La bouche est d’abord clairement à l’orange, puis le spectre des agrumes s’ouvre jusqu’à laisser deviner de la pulpe de pamplemousse. Comme on est foufou, on décide même qu’il y a un retour de type herbacé ou floral. Puisque, en sus, on est déglingo, on trouve ça wow. Ben, c’est l’avantage des qui n’y connaissent rien : ils osent dire les choses telles que, d’après eux, elles sont.
Les mariages polymorphes visent à acoquiner le breuvage avec trois fromages disparates. Pour ces trouples, ce vin affichant presque quinze euros en cave parisienne se révèle à la hauteur de l’investissement plaisir, et hop.

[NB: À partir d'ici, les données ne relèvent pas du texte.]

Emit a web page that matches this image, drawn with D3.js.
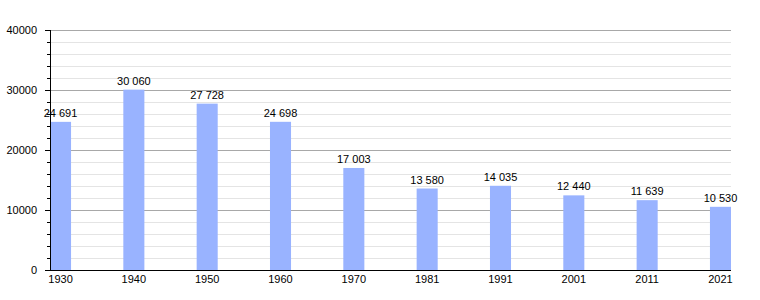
<!DOCTYPE html>
<html>
<head>
<meta charset="utf-8">
<title>Population</title>
<script src="https://d3js.org/d3.v7.min.js"></script>
<style>
  body { margin: 0; background: #fff; }
  text { font-family: "Liberation Sans", Arial, sans-serif; font-size: 11px; fill: #000; }
</style>
</head>
<body>
<svg id="chart"></svg>
<script>
// census years and population
var years = ["1930", "1940", "1950", "1960", "1970", "1981", "1991", "2001", "2011", "2021"];
var population = [24691, 30060, 27728, 24698, 17003, 13580, 14035, 12440, 11639, 10530];
var yTicks = [0, 10000, 20000, 30000, 40000];
var minorTicks = d3.range(0, 40001, 2000);

var w = 760, h = 300;
var margin = {top: 30, right: 29, bottom: 30, left: 50};
var width = w - margin.left - margin.right,
    height = h - margin.top - margin.bottom;

var svg = d3.select("#chart")
    .attr("width", w)
    .attr("height", h)
  .append("g")
    .attr("transform", "translate(" + margin.left + "," + margin.top + ")");

var x = d3.scaleBand()
    .domain(years)
    .range([0, width])
    .paddingInner(0.713)
    .paddingOuter(0);

var y = d3.scaleLinear()
    .domain([0, 40000])
    .range([height, 0]);

// minor grid
svg.selectAll(".minor")
    .data(minorTicks.filter(function(d) { return d % 10000 != 0; }))
  .enter().append("line")
    .attr("x1", 0).attr("x2", width)
    .attr("y1", function(d) { return y(d) + 0.5; })
    .attr("y2", function(d) { return y(d) + 0.5; })
    .attr("stroke", "#e4e4e4");

// major grid
svg.selectAll(".major")
    .data(yTicks.filter(function(d) { return d > 0; }))
  .enter().append("line")
    .attr("x1", 0).attr("x2", width)
    .attr("y1", function(d) { return y(d) + 0.5; })
    .attr("y2", function(d) { return y(d) + 0.5; })
    .attr("stroke", "#a8a8a8");

// bars
svg.selectAll(".bar")
    .data(population)
  .enter().append("rect")
    .attr("x", function(d, i) { return x(years[i]); })
    .attr("width", x.bandwidth())
    .attr("y", function(d) { return y(d); })
    .attr("height", function(d) { return height - y(d); })
    .attr("fill", "#99b3ff");

// value labels
var fmt = function(v) { return d3.format(",")(v).replace(",", " "); };
svg.selectAll(".val")
    .data(population)
  .enter().append("text")
    .attr("x", function(d, i) { return x(years[i]) + x.bandwidth() / 2; })
    .attr("y", function(d) { return y(d) - 5; })
    .attr("text-anchor", "middle")
    .text(fmt);

// y axis
svg.append("line")
    .attr("x1", 0.5).attr("x2", 0.5)
    .attr("y1", 0).attr("y2", height)
    .attr("stroke", "#000");

svg.selectAll(".mtick")
    .data(minorTicks)
  .enter().append("line")
    .attr("x1", function(d) { return d % 10000 == 0 ? -5 : -3; })
    .attr("x2", 0)
    .attr("y1", function(d) { return y(d) + 0.5; })
    .attr("y2", function(d) { return y(d) + 0.5; })
    .attr("stroke", "#000");

svg.selectAll(".ylab")
    .data(yTicks)
  .enter().append("text")
    .attr("x", -13)
    .attr("y", function(d) { return y(d) + 4; })
    .attr("text-anchor", "end")
    .text(function(d) { return d; });

// x axis
svg.append("line")
    .attr("x1", 0).attr("x2", width)
    .attr("y1", height + 0.5).attr("y2", height + 0.5)
    .attr("stroke", "#000");

svg.selectAll(".xlab")
    .data(years)
  .enter().append("text")
    .attr("x", function(d) { return x(d) + x.bandwidth() / 2; })
    .attr("y", height + 13)
    .attr("text-anchor", "middle")
    .text(function(d) { return d; });
</script>
</html>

  • Avec la vache semi-molle, il relève la douceur par une âcreté sapide.
  • Avec l’ossau-iraty, son amertume se révèle et réveille la pâte dure.
  • Avec le comté dix-huit mois, le jus dévoile sa fraîcheur et tend presque vers les saveurs du vin ouillé.

Belle ouvrage, en somme, du faiseur et du receleur. Après dégustation, nous dirions avec Pierre Reverdy qu’

 

il y a de l’espoir sur la planche
des rêves à nourrir
des chansons à pleins bras
et pas de regard en arrière
où l’orage et le sang s’évaporent déjà
([1949] in : Main d’œuvre, 1981, « Poésie », 2000, p. 517).